Many Members and previous leaders such as Gordon Brown have made the point about the relevance of the Commonwealth, particularly in dealing with huge global inequalities. Natural disasters contribute to $8 billion of economic losses per year in the Commonwealth, and the combination of many of the smallest nation states in the world with many of the largest and fastest-growing nation states gives us a huge opportunity to use the Commonwealth to redistribute wealth and power globally in favour of the most marginalised people in the world. That is where our focus should be: how we use forums such as the Commonwealth games, diplomatic networks and development networks to see a redistribution of opportunity, wealth and power in favour of the weakest people in the world today. With 2.4 billion people—a third of the global population—and the fastest growing cities in the world, there is a huge opportunity to be grasped.
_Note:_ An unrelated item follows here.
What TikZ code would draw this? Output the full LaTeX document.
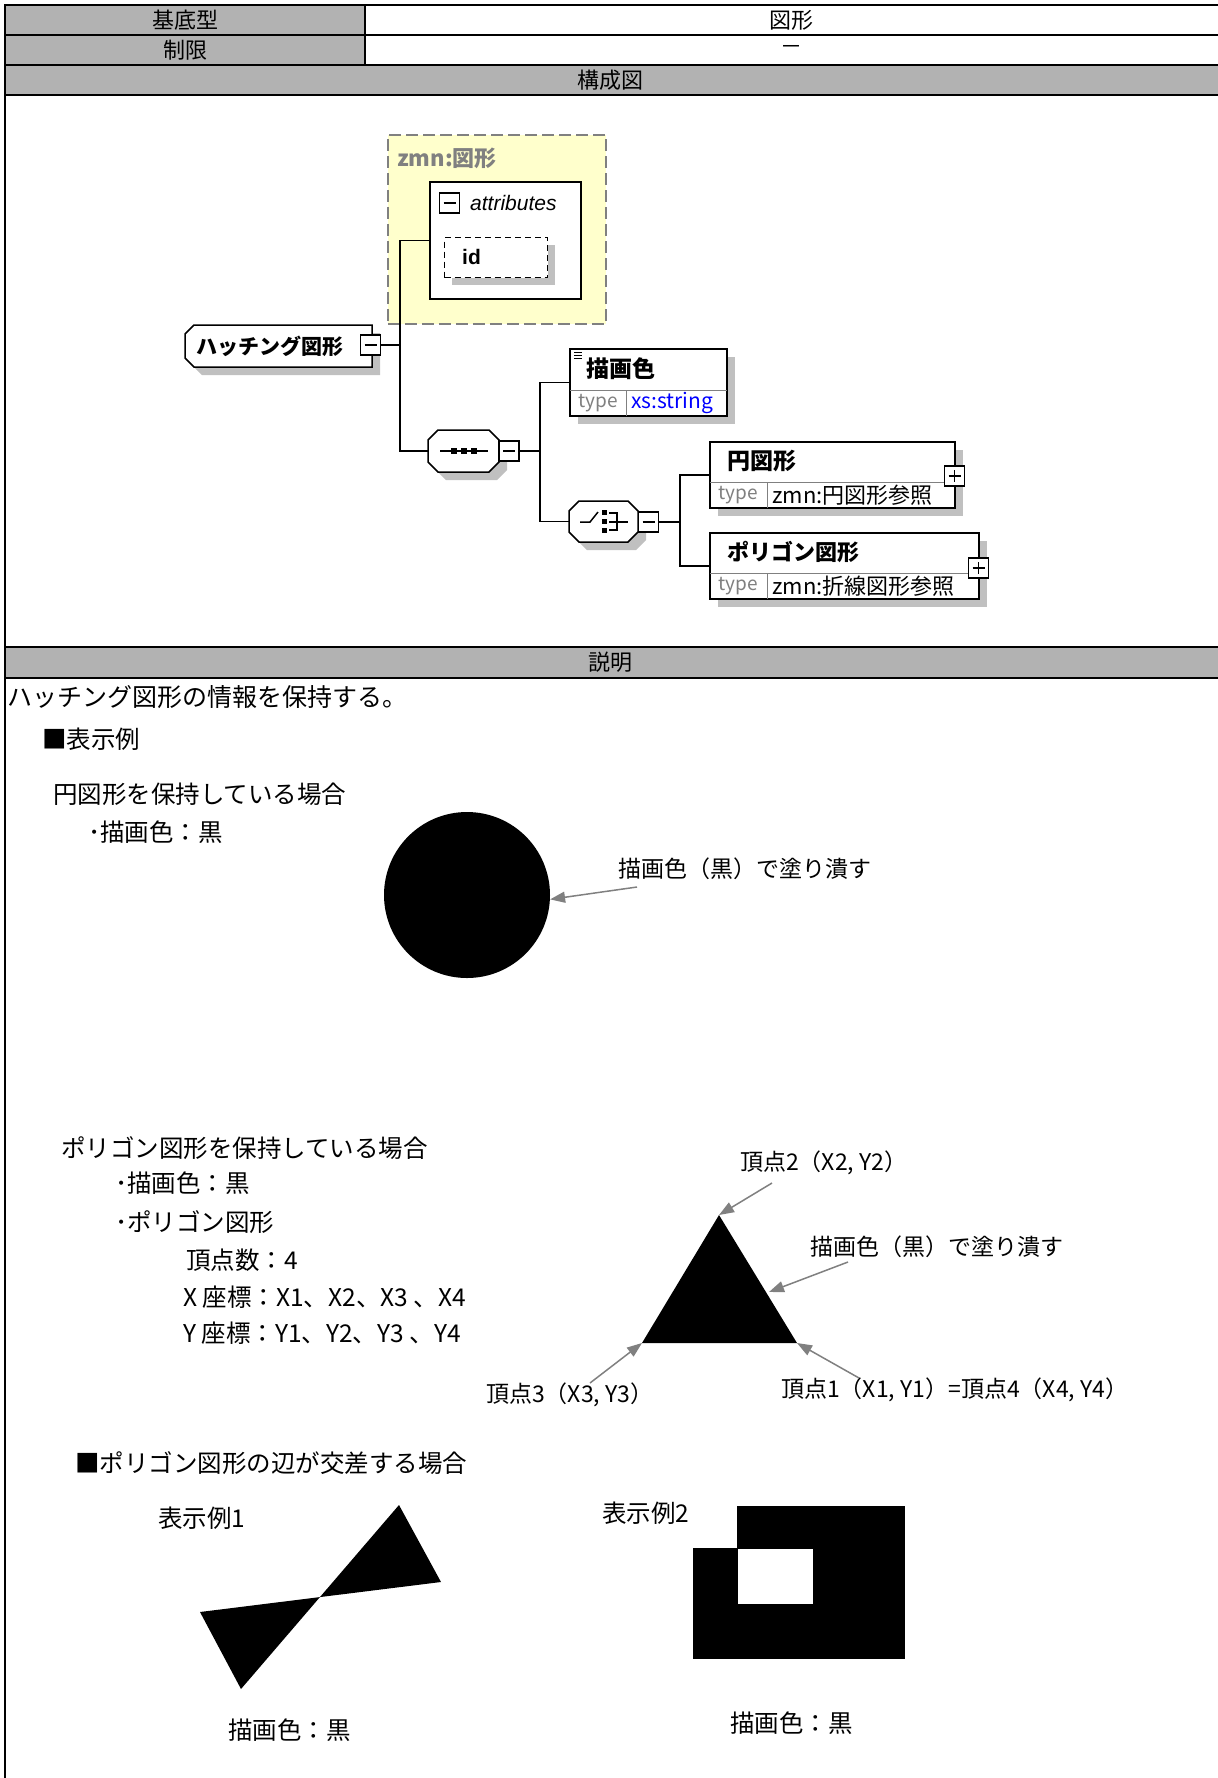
\documentclass[tikz,border=0pt]{standalone}
\usepackage{fontspec}
\setmainfont{Noto Sans CJK JP}
\newfontfamily\latinf{Liberation Sans}
\usetikzlibrary{arrows.meta}
\definecolor{hdrgray}{RGB}{178,178,178}
\definecolor{shgray}{RGB}{192,192,192}
\definecolor{ybg}{RGB}{255,255,204}
\definecolor{dgray}{RGB}{128,128,128}
\definecolor{tblue}{RGB}{0,0,255}
\newcommand{\fsz}[1]{\fontsize{#1}{#1}\selectfont}
\tikzset{
  tline/.style={line width=2pt},
  thin line/.style={line width=1.2pt},
  hdr/.style={inner sep=0pt, font=\fsz{22}},
  txt/.style={inner sep=0pt, anchor=west, font=\fsz{24.5}},
  lbl/.style={inner sep=0pt, anchor=west, font=\fsz{23}},
  ebox/.style={draw, line width=1.5pt, fill=white, inner sep=0pt, outer sep=0pt},
  shd/.style={fill=shgray, draw=none},
  conn/.style={line width=1.5pt},
  pointer/.style={draw=dgray, line width=1.5pt, -{Triangle[length=15pt,width=11pt]}},
  pmbox/.style={draw, line width=1.2pt, fill=white, minimum size=20pt, inner sep=0pt, outer sep=0pt},
  minusbox/.style={pmbox, path picture={\draw[line width=1.2pt] ([xshift=4pt]path picture bounding box.west) -- ([xshift=-4pt]path picture bounding box.east);}},
  plusbox/.style={pmbox, path picture={\draw[line width=1.2pt] ([xshift=4pt]path picture bounding box.west) -- ([xshift=-4pt]path picture bounding box.east); \draw[line width=1.2pt] ([yshift=-4pt]path picture bounding box.north) -- ([yshift=4pt]path picture bounding box.south);}},
  ename/.style={inner sep=0pt, anchor=west, font=\fsz{23}\bfseries},
  tlabel/.style={inner sep=0pt, text=dgray, font=\fsz{19}},
  tval/.style={inner sep=0pt, anchor=west, font=\fsz{22}},
  anc/.style={inner sep=0pt, outer sep=0pt, draw=none},
  divl/.style={line width=1pt, draw=dgray},
  octo/.style={line width=1.5pt, fill=white},
}
\begin{document}
\begin{tikzpicture}[x=1pt,y=-1pt]
\useasboundingbox (0,0) rectangle (1218,1778);
\fill[white] (0,0) rectangle (1218,1778);
% ---------- table ----------
\fill[hdrgray] (5,5) rectangle (365,65);
\fill[hdrgray] (5,65) rectangle (1218,95);
\fill[hdrgray] (5,647) rectangle (1218,678);
\draw[tline] (1218,5) -- (5,5) -- (5,1778);
\draw[thin line] (5,35) -- (1218,35);
\draw[tline] (5,65) -- (1218,65);
\draw[tline] (5,95) -- (1218,95);
\draw[tline] (5,647) -- (1218,647);
\draw[tline] (5,678) -- (1218,678);
\draw[thin line] (365,5) -- (365,65);
\node[hdr] (h1) at (185,20) {基底型};
\node[hdr] (v1) at (791,20) {図形};
\node[hdr] (h2) at (185,50) {制限};
\node[hdr] (v2) at (791,50) {－};
\node[hdr] (h3) at (610,80) {構成図};
\node[hdr] (h4) at (610,662) {説明};
% ---------- schema diagram ----------
\node[draw=dgray, fill=ybg, line width=1.5pt, dash pattern=on 12pt off 5pt, minimum width=218pt, minimum height=189pt, inner sep=0pt, anchor=north west] (grp) at (387,134) {};
\node[inner sep=0pt, anchor=west, text=dgray, font=\fsz{22}\bfseries] (grpl) at (397,158) {zmn:図形};
\node[ebox, minimum width=151pt, minimum height=117pt, anchor=north west] (attr) at (430,182) {};
\node[minusbox] (attrm) at (449.5,203) {};
\node[inner sep=0pt, anchor=west, font=\latinf\itshape\fsz{21}] (attrl) at (470,203) {attributes};
\fill[shd] (452,245) rectangle (555,285);
\node[draw, dash pattern=on 6pt off 4pt, line width=1.3pt, fill=white, minimum width=103pt, minimum height=40pt, inner sep=0pt, anchor=north west] (id) at (444,237) {};
\node[inner sep=0pt, anchor=west, font=\latinf\bfseries\fsz{21}] (idl) at (462,257) {id};
% element hatch
\node[anc, minimum width=187pt, minimum height=42pt, anchor=north west] (hatch) at (185,325) {};
\fill[shd, shift={(8,8)}] (194,325) -- (372,325) -- (372,367) -- (194,367) -- (185,358) -- (185,334) -- cycle;
\draw[octo] (194,325) -- (372,325) -- (372,367) -- (194,367) -- (185,358) -- (185,334) -- cycle;
\node[ename, font=\fsz{21}\bfseries] (hatchl) at (196,346) {ハッチング図形};
\node[minusbox] (hatchm) at (370.5,345) {};
% sequence
\node[anc, minimum width=70pt, minimum height=42pt] (seq) at (463.5,451) {};
\fill[shd, shift={(8,8)}] (438,430) -- (489,430) -- (499,440) -- (499,462) -- (489,472) -- (438,472) -- (428,462) -- (428,440) -- cycle;
\draw[octo] (438,430) -- (489,430) -- (499,440) -- (499,462) -- (489,472) -- (438,472) -- (428,462) -- (428,440) -- cycle;
\draw[line width=1.5pt] (440,451) -- (488,451);
\fill (451,448) rectangle (457,454);
\fill (461,448) rectangle (467,454);
\fill (471,448) rectangle (477,454);
\node[minusbox] (seqm) at (509,451) {};
% choice
\node[anc, minimum width=69pt, minimum height=41pt] (cho) at (603.5,521.5) {};
\fill[shd, shift={(8,8)}] (579,501) -- (628,501) -- (638,511) -- (638,532) -- (628,542) -- (579,542) -- (569,532) -- (569,511) -- cycle;
\draw[octo] (579,501) -- (628,501) -- (638,511) -- (638,532) -- (628,542) -- (579,542) -- (569,532) -- (569,511) -- cycle;
\draw[line width=1.5pt] (580,522) -- (590,522) -- (598,512);
\fill (602,510) rectangle (607,515);
\fill (602,519) rectangle (607,524);
\fill (602,528) rectangle (607,533);
\draw[line width=1.5pt] (609,513) -- (617,513) -- (617,530) -- (609,530);
\draw[line width=1.5pt] (609,522) -- (628,522);
\node[minusbox] (chom) at (648.5,522) {};
% element byoga
\fill[shd] (578,357) rectangle (735,424);
\node[ebox, minimum width=157pt, minimum height=67pt, anchor=north west] (byo) at (570,349) {};
\draw[divl] (570,390) -- (727,390);
\draw[divl] (626,390) -- (626,416);
\draw[line width=1pt] (574,352) -- (582,352) (574,355) -- (582,355) (574,358) -- (582,358);
\node[ename] (byol) at (586,369) {描画色};
\node[tlabel] (byot) at (598,403) {type};
\node[tval, text=tblue, font=\fsz{21}] (byov) at (631,403) {xs:string};
% element en
\fill[shd] (718,450) rectangle (963,516);
\node[ebox, minimum width=245pt, minimum height=66pt, anchor=north west] (en) at (710,442) {};
\draw[divl] (710,482) -- (955,482);
\draw[divl] (767,482) -- (767,508);
\node[ename] (enl) at (727,461) {円図形};
\node[tlabel] (ent) at (738,495) {type};
\node[tval] (env) at (772,495) {zmn:円図形参照};
\node[plusbox] (enp) at (954.5,476) {};
% element polygon
\fill[shd] (718,541) rectangle (987,607);
\node[ebox, minimum width=269pt, minimum height=66pt, anchor=north west] (poly) at (710,533) {};
\draw[divl] (710,573) -- (979,573);
\draw[divl] (767,573) -- (767,599);
\node[ename, font=\fsz{22}\bfseries] (polyl) at (727,552) {ポリゴン図形};
\node[tlabel] (polyt) at (738,586) {type};
\node[tval] (polyv) at (772,586) {zmn:折線図形参照};
\node[plusbox] (polyp) at (978.5,568) {};
% connectors
\coordinate (j1) at (400,0);
\draw[conn] (hatchm.east) -- (hatchm.east -| j1);
\draw[conn] (attr.west) -- (attr.west -| j1) -- (seq.west -| j1) -- (seq.west);
\coordinate (j2) at (540,0);
\draw[conn] (seqm.east) -- (seqm.east -| j2);
\draw[conn] (byo.west) -- (byo.west -| j2) -- (cho.west -| j2) -- (cho.west);
\coordinate (j3) at (680,0);
\draw[conn] (chom.east) -- (chom.east -| j3);
\draw[conn] (en.west) -- (en.west -| j3) -- (poly.west -| j3) -- (poly.west);
% ---------- description ----------
\node[txt, font=\fsz{25}] (d0) at (7,697) {ハッチング図形の情報を保持する。};
\node[txt] (d1) at (42,739) {■表示例};
\node[txt] (d2) at (53,794) {円図形を保持している場合};
\node[txt] (d3) at (88,832) {･描画色：黒};
\node[circle, fill, minimum size=166pt, inner sep=0pt] (circ) at (467,895) {};
\node[lbl] (c1) at (618,869) {描画色（黒）で塗り潰す};
\coordinate (c1s) at (637,887);
\draw[pointer] (c1s) -- (circ.-3);
% polygon example
\node[txt] (p0) at (61,1148) {ポリゴン図形を保持している場合};
\node[txt] (p1) at (115,1183) {･描画色：黒};
\node[txt] (p2) at (115,1222) {･ポリゴン図形};
\node[txt] (p3) at (186,1260) {頂点数：4};
\node[txt] (p4) at (183,1297) {X 座標：X1、X2、X3 、X4};
\node[txt] (p5) at (183,1333) {Y 座標：Y1、Y2、Y3 、Y4};
\coordinate (tv2) at (719,1215);
\coordinate (tv3) at (642,1343);
\coordinate (tv1) at (797,1343);
\fill (tv2) -- (tv3) -- (tv1) -- cycle;
\node[lbl] (l2) at (740,1163) {頂点2（X2, Y2）};
\coordinate (a2s) at (772,1183);
\draw[pointer] (a2s) -- (tv2);
\node[lbl] (lf) at (810,1247) {描画色（黒）で塗り潰す};
\coordinate (afs) at (848,1262);
\coordinate (afe) at (769,1292);
\draw[pointer] (afs) -- (afe);
\node[lbl] (l3) at (486,1395) {頂点3（X3, Y3）};
\coordinate (a3s) at (590,1383);
\draw[pointer] (a3s) -- (tv3);
\node[lbl] (l1) at (781,1390) {頂点1（X1, Y1）=頂点4（X4, Y4）};
\coordinate (a1s) at (859,1378);
\draw[pointer] (a1s) -- (tv1);
% crossing examples
\node[txt] (x0) at (75,1463) {■ポリゴン図形の辺が交差する場合};
\node[txt] (x1) at (158,1518) {表示例1};
\fill (399,1505) -- (441,1582) -- (200,1612) -- (241,1689) -- cycle;
\node[txt] (x2) at (228,1730) {描画色：黒};
\node[txt] (x3) at (602,1513) {表示例2};
\fill (737,1506) rectangle (905,1659);
\fill (693,1548) rectangle (737,1659);
\fill[white] (738,1549) rectangle (813,1604);
\node[txt] (x4) at (730,1723) {描画色：黒};
\end{tikzpicture}
\end{document}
Engagement with the Commonwealth is vital for Britain. We must look at how we can redouble our efforts. We see opportunities for close relationships between states such as Canada, Australia and New Zealand—the more developed nations of the Commonwealth with which we share a common language and other cultural links—and we must use that wealth to redistribute across other nations of the Commonwealth and ensure global redistribution of wealth and power. That is where the Commonwealth can re-establish and reaffirm its relevance in the 21st century.